▶ _DIRECTIONS FOR THIS TASK_
Without the images, output each record below as it stands.

(Source code of charts)
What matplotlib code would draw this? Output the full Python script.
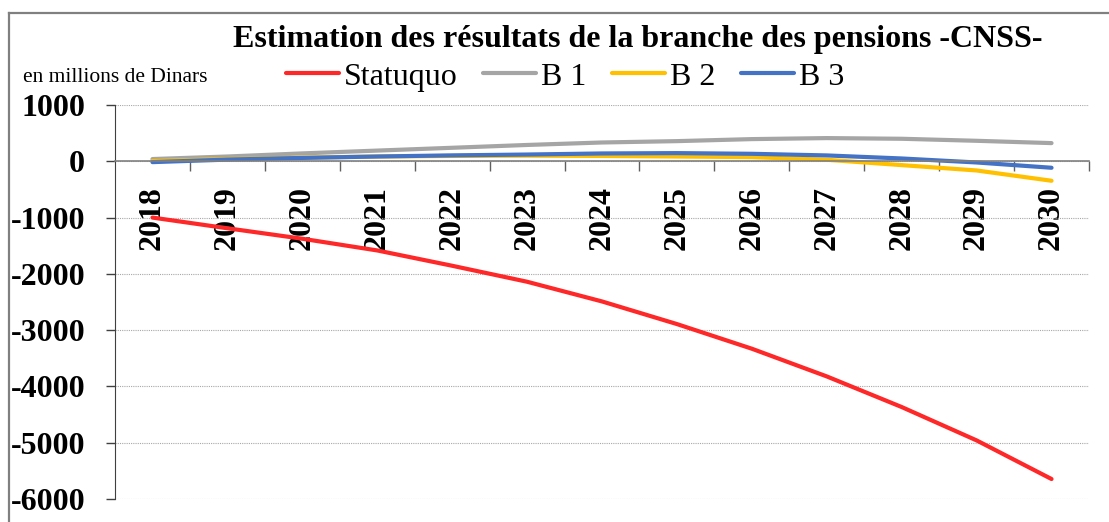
import matplotlib
matplotlib.use('Agg')
import matplotlib.pyplot as plt
from matplotlib.lines import Line2D

plt.rcParams['font.family'] = ['Liberation Serif', 'DejaVu Serif']

years = [2018, 2019, 2020, 2021, 2022, 2023, 2024, 2025, 2026, 2027, 2028, 2029, 2030]
statuquo = [-1000, -1190, -1376, -1584, -1856, -2140, -2490, -2892, -3330, -3822, -4366, -4959, -5645]
b1 = [40, 85, 140, 190, 240, 290, 334, 358, 394, 412, 400, 364, 323]
b2 = [5, 40, 65, 85, 95, 100, 95, 85, 74, 27, -68, -163, -346]
b3 = [-15, 30, 60, 85, 105, 120, 139, 145, 133, 104, 50, -21, -115]

series_names = ['Statuquo', 'B 1', 'B 2', 'B 3']
colors = ['#FF2828', '#A5A5A5', '#FFC000', '#4472C4']
yticks = [1000, 0, -1000, -2000, -3000, -4000, -5000, -6000]

W, H = 1109, 522
fig = plt.figure(figsize=(W / 100, H / 100), dpi=100)
ax = fig.add_axes([115 / W, 1 - 499 / H, (1089 - 115) / W, (499 - 105) / H])

for vals, name, c in zip([statuquo, b1, b2, b3], series_names, colors):
    ax.plot(years, vals, color=c, lw=3, label=name, solid_capstyle='round')

ax.set_xlim(years[0] - 0.5, years[-1] + 0.5)
ax.set_ylim(-6000, 1000)

# grid
ax.set_yticks(yticks)
ax.set_yticklabels([str(v) for v in yticks], fontsize=23, fontweight='bold')
ax.yaxis.grid(True, color='#a8a8a8', lw=0.8, linestyle=(0, (1, 1)))
ax.set_axisbelow(True)
ax.tick_params(axis='y', direction='out', length=6.5, width=1, color='#404040', pad=15)

# x axis at y = 0
ax.spines['bottom'].set_position(('data', 0))
ax.spines['bottom'].set_color('#808080')
ax.spines['bottom'].set_linewidth(1.2)
ax.spines['top'].set_visible(False)
ax.spines['right'].set_visible(False)
ax.spines['left'].set_color('#404040')
ax.set_xticks(years)
ax.set_xticklabels([str(y) for y in years], rotation=90, fontsize=23, fontweight='bold')
ax.set_xticks([y + 0.5 for y in years], minor=True)
ax.tick_params(axis='x', which='major', length=0, pad=18)
ax.tick_params(axis='x', which='minor', direction='out', length=7, width=1, color='#606060')

fig.text(638 / W, 1 - 40 / H, 'Estimation des résultats de la branche des pensions -CNSS-',
         ha='center', va='center', fontsize=23, fontweight='bold')
fig.text(23 / W, 1 - 77 / H, 'en millions de Dinars', ha='left', va='center', fontsize=15.5)

fig.legend(loc='center', bbox_to_anchor=(565 / W, 1 - 77 / H), ncol=4, frameon=False,
           fontsize=23, handlelength=1.66, handletextpad=0.16, columnspacing=0.8,
           borderpad=0, borderaxespad=0)

# chart border
fig.add_artist(Line2D([9 / W, 1], [1 - 13 / H, 1 - 13 / H], color='#808080', lw=1.6,
                      transform=fig.transFigure))
fig.add_artist(Line2D([9 / W, 9 / W], [0, 1 - 13 / H], color='#808080', lw=1.6,
                      transform=fig.transFigure))

fig.savefig('out.png', dpi=100)
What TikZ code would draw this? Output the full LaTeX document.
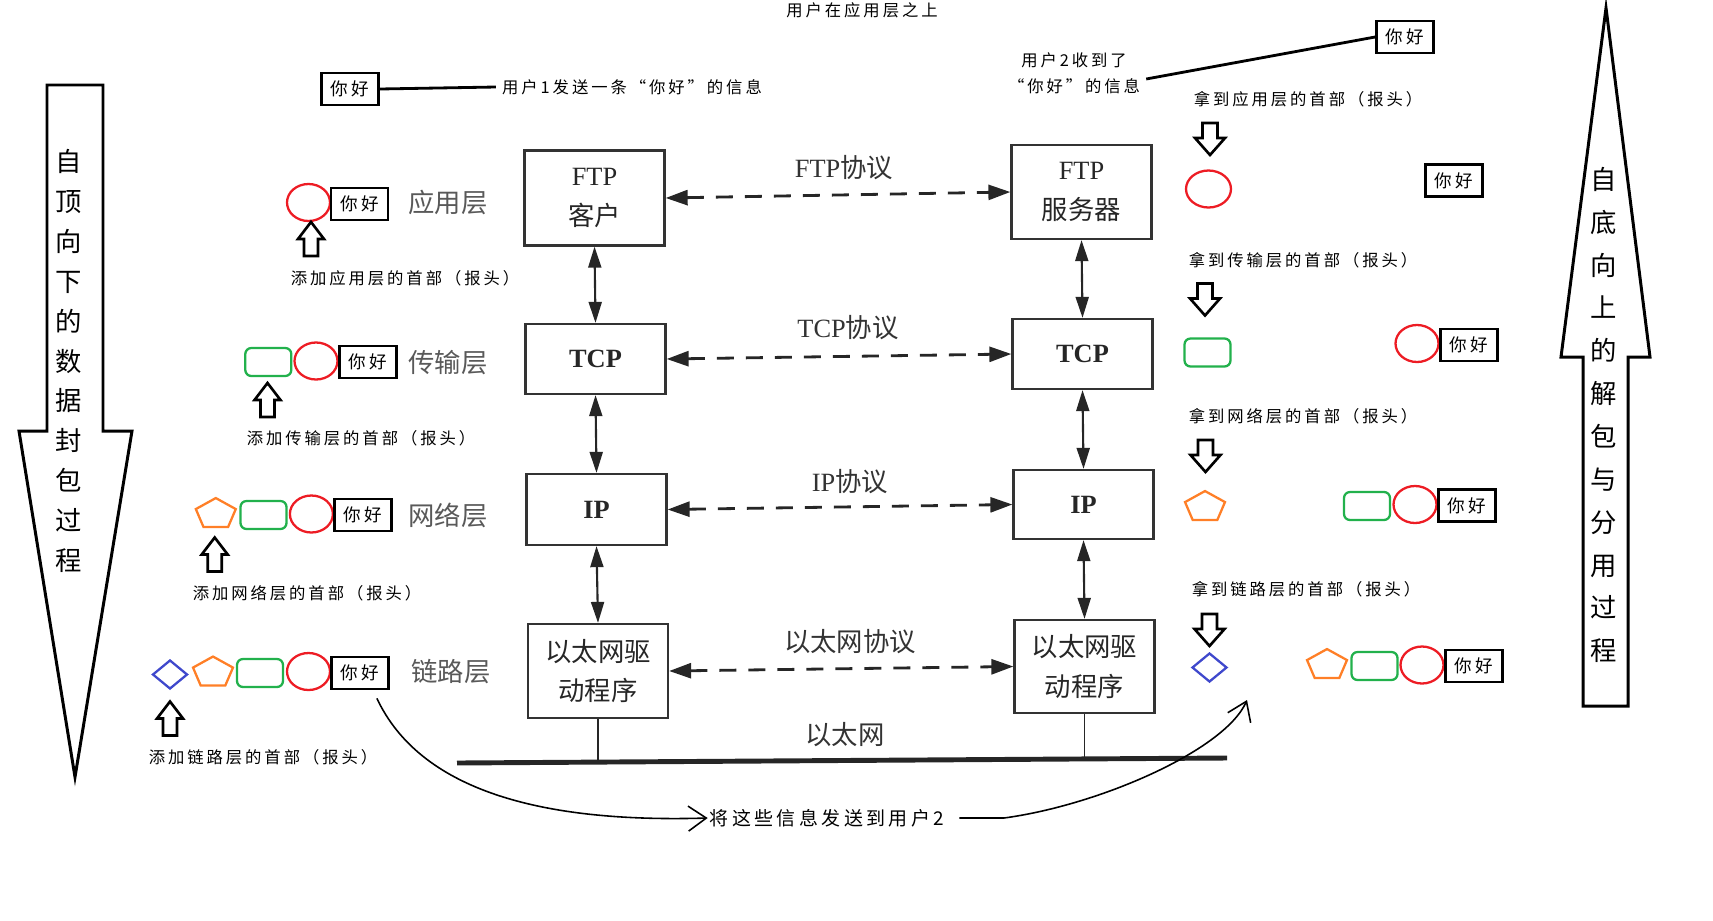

▶ _FINISHED EXERCISE_
What matplotlib code would draw this? Output the full Python script.
import matplotlib
matplotlib.use('Agg')
import matplotlib.pyplot as plt
from matplotlib.lines import Line2D

plt.rcParams['font.family'] = ['Liberation Serif', 'DejaVu Serif']

years = [2018, 2019, 2020, 2021, 2022, 2023, 2024, 2025, 2026, 2027, 2028, 2029, 2030]
statuquo = [-1000, -1190, -1376, -1584, -1856, -2140, -2490, -2892, -3330, -3822, -4366, -4959, -5645]
b1 = [40, 85, 140, 190, 240, 290, 334, 358, 394, 412, 400, 364, 323]
b2 = [5, 40, 65, 85, 95, 100, 95, 85, 74, 27, -68, -163, -346]
b3 = [-15, 30, 60, 85, 105, 120, 139, 145, 133, 104, 50, -21, -115]

series_names = ['Statuquo', 'B 1', 'B 2', 'B 3']
colors = ['#FF2828', '#A5A5A5', '#FFC000', '#4472C4']
yticks = [1000, 0, -1000, -2000, -3000, -4000, -5000, -6000]

W, H = 1109, 522
fig = plt.figure(figsize=(W / 100, H / 100), dpi=100)
ax = fig.add_axes([115 / W, 1 - 499 / H, (1089 - 115) / W, (499 - 105) / H])

for vals, name, c in zip([statuquo, b1, b2, b3], series_names, colors):
    ax.plot(years, vals, color=c, lw=3, label=name, solid_capstyle='round')

ax.set_xlim(years[0] - 0.5, years[-1] + 0.5)
ax.set_ylim(-6000, 1000)

# grid
ax.set_yticks(yticks)
ax.set_yticklabels([str(v) for v in yticks], fontsize=23, fontweight='bold')
ax.yaxis.grid(True, color='#a8a8a8', lw=0.8, linestyle=(0, (1, 1)))
ax.set_axisbelow(True)
ax.tick_params(axis='y', direction='out', length=6.5, width=1, color='#404040', pad=15)

# x axis at y = 0
ax.spines['bottom'].set_position(('data', 0))
ax.spines['bottom'].set_color('#808080')
ax.spines['bottom'].set_linewidth(1.2)
ax.spines['top'].set_visible(False)
ax.spines['right'].set_visible(False)
ax.spines['left'].set_color('#404040')
ax.set_xticks(years)
ax.set_xticklabels([str(y) for y in years], rotation=90, fontsize=23, fontweight='bold')
ax.set_xticks([y + 0.5 for y in years], minor=True)
ax.tick_params(axis='x', which='major', length=0, pad=18)
ax.tick_params(axis='x', which='minor', direction='out', length=7, width=1, color='#606060')

fig.text(638 / W, 1 - 40 / H, 'Estimation des résultats de la branche des pensions -CNSS-',
         ha='center', va='center', fontsize=23, fontweight='bold')
fig.text(23 / W, 1 - 77 / H, 'en millions de Dinars', ha='left', va='center', fontsize=15.5)

fig.legend(loc='center', bbox_to_anchor=(565 / W, 1 - 77 / H), ncol=4, frameon=False,
           fontsize=23, handlelength=1.66, handletextpad=0.16, columnspacing=0.8,
           borderpad=0, borderaxespad=0)

# chart border
fig.add_artist(Line2D([9 / W, 1], [1 - 13 / H, 1 - 13 / H], color='#808080', lw=1.6,
                      transform=fig.transFigure))
fig.add_artist(Line2D([9 / W, 9 / W], [0, 1 - 13 / H], color='#808080', lw=1.6,
                      transform=fig.transFigure))

fig.savefig('out.png', dpi=100)
What TikZ code would draw this? Output the full LaTeX document.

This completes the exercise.